Dieser Krieg brachte, wie überall, bestimmte Herausforderungen mit sich. Viele der Absolvent:innen haben unter anderem in der heutigen Ukraine studiert, also sind die Gegebenheiten vor Ort bekannt. Allerdings, wie gesagt, beschäftigen sich die Vereine nicht mit Politik. Obwohl viele der aktiven Mitglieder der Vereinigungen unterschiedlichen politischen Parteien angehören und unterschiedliche politische Ansichten haben, vor allem aus dem demokratischen und linken Spektrum, sind die Alumniorganisationen offensiv unpolitisch. Nichtsdestotrotz sympathisieren sie vor allem mit Russland, aufgrund der persönlichen Verbindungen. Die ukrainische Botschaft beispielsweise hat keinen Zugang zu diesem Freundschaftsverein in Jordanien. Dabei spielt die Sprache eine entscheidende Rolle. Die ukrainische Botschaft besteht auf eine Kommunikation auf Ukrainisch und die absolute Mehrheit der Absolvent:innen sprechen kein Ukrainisch, sondern Russisch. Hier ist auch zu sagen, dass es um Sympathie mit der russischen Kultur geht und nicht mit der Politik. Beispielsweise gibt es große Schriftsteller auch aus der Ukraine, welche auf Russisch geschrieben haben. Berühmte Filme ukrainischer Regisseur:innen waren auch auf Russisch. So ist dieser Sprachkonflikt ein zentrales Problem der Kommunikation. Aber auch der politische Konflikt ist ein Thema. In vielen demokratischen oder linken Organisationen im Libanon oder Jordanien gibt es eine vorsichtige Haltung gegenüber der NATO. Hintergrund ist der palästinensisch-israelische Konflikt, die militärische Einmischung in Libyen, die Invasion im Irak ohne UN-Mandat.

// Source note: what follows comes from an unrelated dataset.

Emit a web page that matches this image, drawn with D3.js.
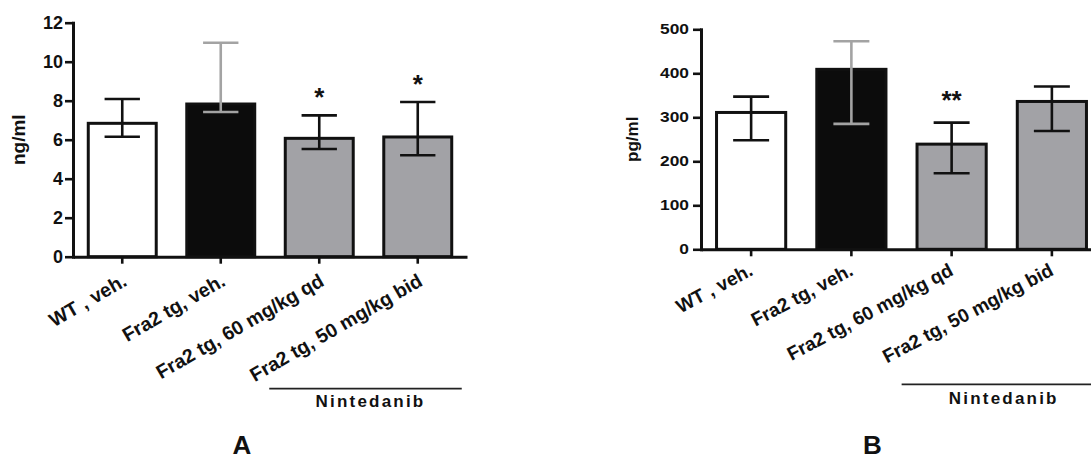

Das heißt, viele dieser Organisationen sind sehr vorsichtig, wenn es um amerikanische Politik geht und neigen auch dazu, der anderen Seite zuzuhören, also in diesem Fall Russland. Diese Länder des globalen Südens misstrauen der NATO auch, weil die NATO sich in weitere Konflikte eingemischt hat, wie damals in Südafrika gegen die Apartheid, als der Westen intensiv mit dem Apartheidregime zusammenarbeitete, aber auch der Vietnamkrieg oder Kuba. Dieses Misstrauen spielt eine zentrale Rolle in der Positionierung der Vereine. Dennoch sind alle Vereinigungen apolitisch und äußern sich nicht zu politischen Konflikten.